Another example is DTR Tennessee Inc., a Japanese company that recently set up shop in Claiborne County in East Tennessee. The company’s new 80,000-square-foot facility will initially employ about 120 workers when production begins at the end of the year. The company molds plastic and rubber anti-vibration components, such as motor mounts. Three expansion phases planned over the next five years will increase the size of DTR’s Claiborne County facility to 320,000 square feet and may eventually require as many as 500 employees.

This rural location strategy has been embraced, in particular, by Japanese-owned operations in the automotive-components business, Grande notes. Another example is Toyo Seat USA, which recently made a $12 million investment in Grundy County. In April, the manufacturer of automotive seat frames and seat mechanisms took possession of a county-owned speculative building and should be ramped up for production in six months.
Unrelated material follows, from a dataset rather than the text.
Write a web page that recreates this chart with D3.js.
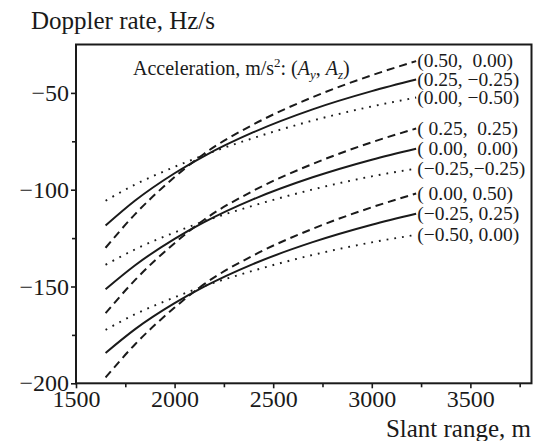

Grundy County Executive LaDue Bouldin predicts that an initial workforce of 100 should grow to as many as 200 in less than three years. He surmises that Toyo was attracted to Grundy County, in part, because “we do run a little higher unemployment than our surrounding counties, so we offered a large worker base and dedicated employees to work in their type of facility.”

Grande says the job of luring industry to rural locations is enjoying renewed emphasis in his department, where all director-level employees have been assigned as points of contact for specific rural communities that need a helping hand at the state level.

“One of the things I think we can do as a staff is simply be more aggressive in getting to those communities and being willing to help,” Grande says. “I’m asking those individuals to be in those communities at a minimum of once a month, so that we begin to act as the champion and advocate for the issues in those communities throughout all of state government, whether it’s a road issue or a sewer line.”

He also applauds the efforts of many of Tennessee’s rural communities, which are investing in their own futures by committing to industrial parks and spec buildings. Seymour Tubing’s decision to locate in Sequatchie County was expedited by the existence of an industrial park that was under construction when company officials first took a look.

“None of this happened by accident,” Tollett says . “The mayor and I got together several years ago with Sequatchie Valley Electric, and we planned an industrial park and the infrastructure so that when a potential company came here, we would have something to show them. And we could tell them that they could be up and running in a matter of months.”

When it came to Seymour Tubing, “their building schedule and ours merged, and everything will be finished at the same time,” Tollett adds. “It was either good planning, or we were very lucky!”

As the old saying goes, hard work breeds good luck.